_Goal_: Transcribe the material exactly. Images do not belong in the copy.

_Data excerpt_:
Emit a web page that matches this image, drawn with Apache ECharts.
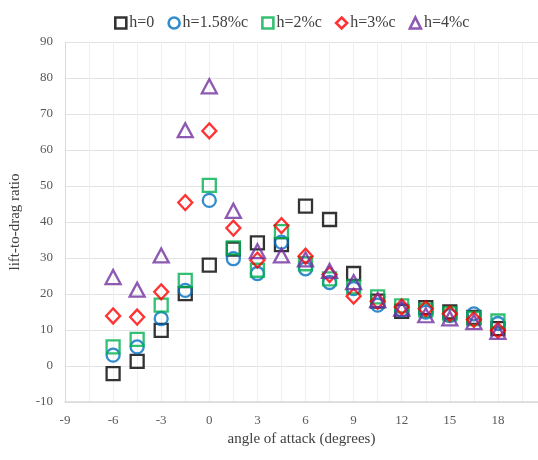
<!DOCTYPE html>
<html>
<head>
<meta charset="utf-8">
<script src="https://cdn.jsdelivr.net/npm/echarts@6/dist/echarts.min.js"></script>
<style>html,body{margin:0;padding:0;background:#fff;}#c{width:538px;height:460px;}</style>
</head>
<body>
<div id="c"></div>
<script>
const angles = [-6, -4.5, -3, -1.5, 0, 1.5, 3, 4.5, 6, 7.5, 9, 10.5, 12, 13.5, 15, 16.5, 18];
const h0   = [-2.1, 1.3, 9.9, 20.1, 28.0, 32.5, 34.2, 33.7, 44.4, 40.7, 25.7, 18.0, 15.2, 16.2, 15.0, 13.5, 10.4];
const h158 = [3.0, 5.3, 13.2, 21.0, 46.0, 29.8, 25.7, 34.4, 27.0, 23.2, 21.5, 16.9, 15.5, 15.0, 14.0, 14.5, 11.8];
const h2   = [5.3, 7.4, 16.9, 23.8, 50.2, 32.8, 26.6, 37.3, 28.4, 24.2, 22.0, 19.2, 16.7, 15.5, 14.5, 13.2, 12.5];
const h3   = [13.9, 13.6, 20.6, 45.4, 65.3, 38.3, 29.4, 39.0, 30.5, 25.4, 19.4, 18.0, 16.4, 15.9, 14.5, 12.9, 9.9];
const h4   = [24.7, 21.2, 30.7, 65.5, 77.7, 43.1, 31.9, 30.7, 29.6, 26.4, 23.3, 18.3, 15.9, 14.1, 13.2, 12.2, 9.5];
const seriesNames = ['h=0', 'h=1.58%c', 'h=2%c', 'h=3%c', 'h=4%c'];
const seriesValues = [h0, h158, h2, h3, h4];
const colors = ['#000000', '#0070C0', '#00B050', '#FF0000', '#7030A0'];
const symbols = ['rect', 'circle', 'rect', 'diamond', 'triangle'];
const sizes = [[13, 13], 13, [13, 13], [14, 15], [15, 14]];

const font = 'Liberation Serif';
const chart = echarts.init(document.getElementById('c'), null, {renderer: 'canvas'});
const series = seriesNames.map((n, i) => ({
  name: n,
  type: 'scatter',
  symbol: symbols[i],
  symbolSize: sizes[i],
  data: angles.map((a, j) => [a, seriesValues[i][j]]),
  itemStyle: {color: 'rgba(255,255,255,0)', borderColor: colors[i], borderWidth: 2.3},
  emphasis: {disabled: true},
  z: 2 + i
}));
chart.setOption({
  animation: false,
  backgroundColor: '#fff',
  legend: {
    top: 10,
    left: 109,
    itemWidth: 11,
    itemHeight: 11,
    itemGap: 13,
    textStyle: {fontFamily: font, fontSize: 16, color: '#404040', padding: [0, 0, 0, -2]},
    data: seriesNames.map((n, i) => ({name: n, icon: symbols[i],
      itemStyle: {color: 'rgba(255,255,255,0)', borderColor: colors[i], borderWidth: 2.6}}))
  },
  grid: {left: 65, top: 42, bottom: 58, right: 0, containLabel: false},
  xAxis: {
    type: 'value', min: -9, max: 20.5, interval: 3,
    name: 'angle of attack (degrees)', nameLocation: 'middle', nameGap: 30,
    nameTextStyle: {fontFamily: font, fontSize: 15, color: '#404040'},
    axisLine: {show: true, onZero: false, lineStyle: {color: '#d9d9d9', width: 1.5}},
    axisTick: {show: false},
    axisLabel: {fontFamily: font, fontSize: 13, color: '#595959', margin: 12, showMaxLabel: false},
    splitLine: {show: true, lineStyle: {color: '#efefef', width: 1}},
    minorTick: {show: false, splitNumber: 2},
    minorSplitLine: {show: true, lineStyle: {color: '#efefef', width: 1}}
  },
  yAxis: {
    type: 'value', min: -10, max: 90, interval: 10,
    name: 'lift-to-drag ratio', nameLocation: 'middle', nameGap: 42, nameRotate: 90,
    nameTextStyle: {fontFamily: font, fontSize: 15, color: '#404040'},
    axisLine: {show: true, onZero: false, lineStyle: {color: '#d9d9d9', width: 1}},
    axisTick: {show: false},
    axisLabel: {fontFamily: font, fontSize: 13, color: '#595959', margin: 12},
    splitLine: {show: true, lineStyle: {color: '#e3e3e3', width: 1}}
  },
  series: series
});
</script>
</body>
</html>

_Result of the task_:
Emit a web page that matches this image, drawn with Apache ECharts.
<!DOCTYPE html>
<html>
<head>
<meta charset="utf-8">
<script src="https://cdn.jsdelivr.net/npm/echarts@6/dist/echarts.min.js"></script>
<style>html,body{margin:0;padding:0;background:#fff;}#c{width:538px;height:460px;}</style>
</head>
<body>
<div id="c"></div>
<script>
const angles = [-6, -4.5, -3, -1.5, 0, 1.5, 3, 4.5, 6, 7.5, 9, 10.5, 12, 13.5, 15, 16.5, 18];
const h0   = [-2.1, 1.3, 9.9, 20.1, 28.0, 32.5, 34.2, 33.7, 44.4, 40.7, 25.7, 18.0, 15.2, 16.2, 15.0, 13.5, 10.4];
const h158 = [3.0, 5.3, 13.2, 21.0, 46.0, 29.8, 25.7, 34.4, 27.0, 23.2, 21.5, 16.9, 15.5, 15.0, 14.0, 14.5, 11.8];
const h2   = [5.3, 7.4, 16.9, 23.8, 50.2, 32.8, 26.6, 37.3, 28.4, 24.2, 22.0, 19.2, 16.7, 15.5, 14.5, 13.2, 12.5];
const h3   = [13.9, 13.6, 20.6, 45.4, 65.3, 38.3, 29.4, 39.0, 30.5, 25.4, 19.4, 18.0, 16.4, 15.9, 14.5, 12.9, 9.9];
const h4   = [24.7, 21.2, 30.7, 65.5, 77.7, 43.1, 31.9, 30.7, 29.6, 26.4, 23.3, 18.3, 15.9, 14.1, 13.2, 12.2, 9.5];
const seriesNames = ['h=0', 'h=1.58%c', 'h=2%c', 'h=3%c', 'h=4%c'];
const seriesValues = [h0, h158, h2, h3, h4];
const colors = ['#000000', '#0070C0', '#00B050', '#FF0000', '#7030A0'];
const symbols = ['rect', 'circle', 'rect', 'diamond', 'triangle'];
const sizes = [[13, 13], 13, [13, 13], [14, 15], [15, 14]];

const font = 'Liberation Serif';
const chart = echarts.init(document.getElementById('c'), null, {renderer: 'canvas'});
const series = seriesNames.map((n, i) => ({
  name: n,
  type: 'scatter',
  symbol: symbols[i],
  symbolSize: sizes[i],
  data: angles.map((a, j) => [a, seriesValues[i][j]]),
  itemStyle: {color: 'rgba(255,255,255,0)', borderColor: colors[i], borderWidth: 2.3},
  emphasis: {disabled: true},
  z: 2 + i
}));
chart.setOption({
  animation: false,
  backgroundColor: '#fff',
  legend: {
    top: 10,
    left: 109,
    itemWidth: 11,
    itemHeight: 11,
    itemGap: 13,
    textStyle: {fontFamily: font, fontSize: 16, color: '#404040', padding: [0, 0, 0, -2]},
    data: seriesNames.map((n, i) => ({name: n, icon: symbols[i],
      itemStyle: {color: 'rgba(255,255,255,0)', borderColor: colors[i], borderWidth: 2.6}}))
  },
  grid: {left: 65, top: 42, bottom: 58, right: 0, containLabel: false},
  xAxis: {
    type: 'value', min: -9, max: 20.5, interval: 3,
    name: 'angle of attack (degrees)', nameLocation: 'middle', nameGap: 30,
    nameTextStyle: {fontFamily: font, fontSize: 15, color: '#404040'},
    axisLine: {show: true, onZero: false, lineStyle: {color: '#d9d9d9', width: 1.5}},
    axisTick: {show: false},
    axisLabel: {fontFamily: font, fontSize: 13, color: '#595959', margin: 12, showMaxLabel: false},
    splitLine: {show: true, lineStyle: {color: '#efefef', width: 1}},
    minorTick: {show: false, splitNumber: 2},
    minorSplitLine: {show: true, lineStyle: {color: '#efefef', width: 1}}
  },
  yAxis: {
    type: 'value', min: -10, max: 90, interval: 10,
    name: 'lift-to-drag ratio', nameLocation: 'middle', nameGap: 42, nameRotate: 90,
    nameTextStyle: {fontFamily: font, fontSize: 15, color: '#404040'},
    axisLine: {show: true, onZero: false, lineStyle: {color: '#d9d9d9', width: 1}},
    axisTick: {show: false},
    axisLabel: {fontFamily: font, fontSize: 13, color: '#595959', margin: 12},
    splitLine: {show: true, lineStyle: {color: '#e3e3e3', width: 1}}
  },
  series: series
});
</script>
</body>
</html>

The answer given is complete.